##### Records shown
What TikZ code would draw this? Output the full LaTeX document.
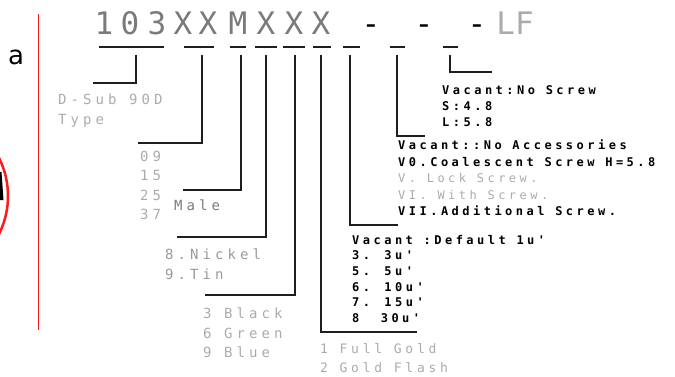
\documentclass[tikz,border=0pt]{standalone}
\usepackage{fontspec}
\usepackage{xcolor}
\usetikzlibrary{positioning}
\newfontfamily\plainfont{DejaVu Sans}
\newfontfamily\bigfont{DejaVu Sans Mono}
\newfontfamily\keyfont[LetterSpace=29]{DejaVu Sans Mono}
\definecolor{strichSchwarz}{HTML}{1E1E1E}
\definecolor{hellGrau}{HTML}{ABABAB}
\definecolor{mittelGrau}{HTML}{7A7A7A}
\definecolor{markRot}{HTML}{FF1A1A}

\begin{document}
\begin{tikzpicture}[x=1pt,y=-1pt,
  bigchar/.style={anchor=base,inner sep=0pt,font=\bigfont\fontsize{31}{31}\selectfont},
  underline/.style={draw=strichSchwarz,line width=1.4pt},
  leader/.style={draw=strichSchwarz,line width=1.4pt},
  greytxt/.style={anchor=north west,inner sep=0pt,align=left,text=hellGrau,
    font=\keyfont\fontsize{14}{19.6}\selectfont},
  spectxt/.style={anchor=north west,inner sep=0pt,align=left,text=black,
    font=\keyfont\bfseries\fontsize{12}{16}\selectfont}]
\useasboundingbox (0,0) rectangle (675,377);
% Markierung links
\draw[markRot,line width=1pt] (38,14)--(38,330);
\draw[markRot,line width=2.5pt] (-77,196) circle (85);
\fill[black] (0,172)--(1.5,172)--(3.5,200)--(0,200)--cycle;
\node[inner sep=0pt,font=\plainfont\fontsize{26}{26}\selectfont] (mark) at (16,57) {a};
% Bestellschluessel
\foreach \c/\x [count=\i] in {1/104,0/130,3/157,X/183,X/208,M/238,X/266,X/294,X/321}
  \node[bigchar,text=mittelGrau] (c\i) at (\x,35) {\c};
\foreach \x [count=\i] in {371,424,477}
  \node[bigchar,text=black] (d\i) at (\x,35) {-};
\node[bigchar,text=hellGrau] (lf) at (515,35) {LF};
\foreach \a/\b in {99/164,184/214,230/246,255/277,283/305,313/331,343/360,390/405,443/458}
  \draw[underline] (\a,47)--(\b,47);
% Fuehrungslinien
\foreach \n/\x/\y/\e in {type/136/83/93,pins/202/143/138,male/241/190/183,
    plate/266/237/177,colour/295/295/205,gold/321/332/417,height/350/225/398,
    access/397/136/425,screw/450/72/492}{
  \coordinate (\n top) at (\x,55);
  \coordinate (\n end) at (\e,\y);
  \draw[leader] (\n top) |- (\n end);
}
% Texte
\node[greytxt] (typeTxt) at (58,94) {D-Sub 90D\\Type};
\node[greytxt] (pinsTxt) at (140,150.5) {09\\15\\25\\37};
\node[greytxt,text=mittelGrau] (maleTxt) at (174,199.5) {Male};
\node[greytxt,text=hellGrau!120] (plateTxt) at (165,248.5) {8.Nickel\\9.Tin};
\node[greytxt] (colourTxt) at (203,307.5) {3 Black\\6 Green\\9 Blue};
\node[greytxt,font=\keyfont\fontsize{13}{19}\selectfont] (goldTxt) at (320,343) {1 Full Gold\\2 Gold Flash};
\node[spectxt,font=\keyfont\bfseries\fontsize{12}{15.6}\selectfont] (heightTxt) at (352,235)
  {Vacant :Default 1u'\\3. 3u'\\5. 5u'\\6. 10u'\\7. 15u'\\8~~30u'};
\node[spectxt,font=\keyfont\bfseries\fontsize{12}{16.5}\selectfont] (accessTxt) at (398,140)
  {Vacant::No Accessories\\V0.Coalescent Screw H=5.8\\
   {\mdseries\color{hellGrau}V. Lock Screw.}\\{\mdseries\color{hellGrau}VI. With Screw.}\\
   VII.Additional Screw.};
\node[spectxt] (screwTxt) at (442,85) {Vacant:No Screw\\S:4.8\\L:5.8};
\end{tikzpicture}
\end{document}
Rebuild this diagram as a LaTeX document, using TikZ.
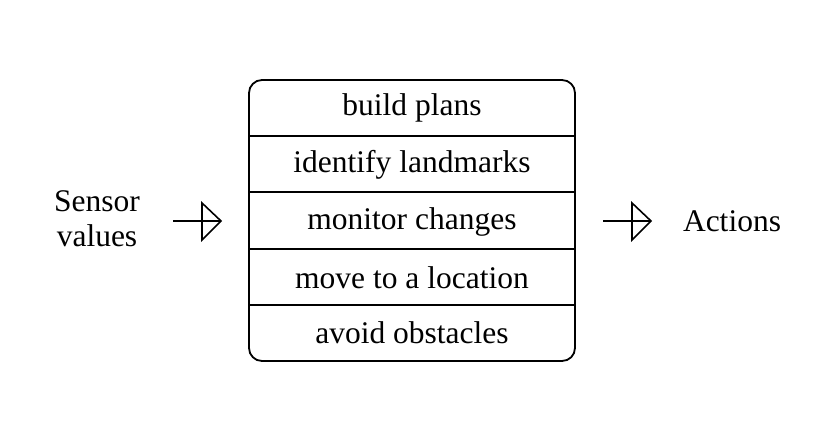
##########
## What you have to do
Copy all the data exactly as written, but skip any picture.

## Solution to the problem
What TikZ code would draw this? Output the full LaTeX document.
\documentclass[tikz,border=0pt]{standalone}
\usepackage{fontspec}
\usepackage{xcolor}
\usetikzlibrary{positioning}
\newfontfamily\plainfont{DejaVu Sans}
\newfontfamily\bigfont{DejaVu Sans Mono}
\newfontfamily\keyfont[LetterSpace=29]{DejaVu Sans Mono}
\definecolor{strichSchwarz}{HTML}{1E1E1E}
\definecolor{hellGrau}{HTML}{ABABAB}
\definecolor{mittelGrau}{HTML}{7A7A7A}
\definecolor{markRot}{HTML}{FF1A1A}

\begin{document}
\begin{tikzpicture}[x=1pt,y=-1pt,
  bigchar/.style={anchor=base,inner sep=0pt,font=\bigfont\fontsize{31}{31}\selectfont},
  underline/.style={draw=strichSchwarz,line width=1.4pt},
  leader/.style={draw=strichSchwarz,line width=1.4pt},
  greytxt/.style={anchor=north west,inner sep=0pt,align=left,text=hellGrau,
    font=\keyfont\fontsize{14}{19.6}\selectfont},
  spectxt/.style={anchor=north west,inner sep=0pt,align=left,text=black,
    font=\keyfont\bfseries\fontsize{12}{16}\selectfont}]
\useasboundingbox (0,0) rectangle (675,377);
% Markierung links
\draw[markRot,line width=1pt] (38,14)--(38,330);
\draw[markRot,line width=2.5pt] (-77,196) circle (85);
\fill[black] (0,172)--(1.5,172)--(3.5,200)--(0,200)--cycle;
\node[inner sep=0pt,font=\plainfont\fontsize{26}{26}\selectfont] (mark) at (16,57) {a};
% Bestellschluessel
\foreach \c/\x [count=\i] in {1/104,0/130,3/157,X/183,X/208,M/238,X/266,X/294,X/321}
  \node[bigchar,text=mittelGrau] (c\i) at (\x,35) {\c};
\foreach \x [count=\i] in {371,424,477}
  \node[bigchar,text=black] (d\i) at (\x,35) {-};
\node[bigchar,text=hellGrau] (lf) at (515,35) {LF};
\foreach \a/\b in {99/164,184/214,230/246,255/277,283/305,313/331,343/360,390/405,443/458}
  \draw[underline] (\a,47)--(\b,47);
% Fuehrungslinien
\foreach \n/\x/\y/\e in {type/136/83/93,pins/202/143/138,male/241/190/183,
    plate/266/237/177,colour/295/295/205,gold/321/332/417,height/350/225/398,
    access/397/136/425,screw/450/72/492}{
  \coordinate (\n top) at (\x,55);
  \coordinate (\n end) at (\e,\y);
  \draw[leader] (\n top) |- (\n end);
}
% Texte
\node[greytxt] (typeTxt) at (58,94) {D-Sub 90D\\Type};
\node[greytxt] (pinsTxt) at (140,150.5) {09\\15\\25\\37};
\node[greytxt,text=mittelGrau] (maleTxt) at (174,199.5) {Male};
\node[greytxt,text=hellGrau!120] (plateTxt) at (165,248.5) {8.Nickel\\9.Tin};
\node[greytxt] (colourTxt) at (203,307.5) {3 Black\\6 Green\\9 Blue};
\node[greytxt,font=\keyfont\fontsize{13}{19}\selectfont] (goldTxt) at (320,343) {1 Full Gold\\2 Gold Flash};
\node[spectxt,font=\keyfont\bfseries\fontsize{12}{15.6}\selectfont] (heightTxt) at (352,235)
  {Vacant :Default 1u'\\3. 3u'\\5. 5u'\\6. 10u'\\7. 15u'\\8~~30u'};
\node[spectxt,font=\keyfont\bfseries\fontsize{12}{16.5}\selectfont] (accessTxt) at (398,140)
  {Vacant::No Accessories\\V0.Coalescent Screw H=5.8\\
   {\mdseries\color{hellGrau}V. Lock Screw.}\\{\mdseries\color{hellGrau}VI. With Screw.}\\
   VII.Additional Screw.};
\node[spectxt] (screwTxt) at (442,85) {Vacant:No Screw\\S:4.8\\L:5.8};
\end{tikzpicture}
\end{document}
Rebuild this diagram as a LaTeX document, using TikZ.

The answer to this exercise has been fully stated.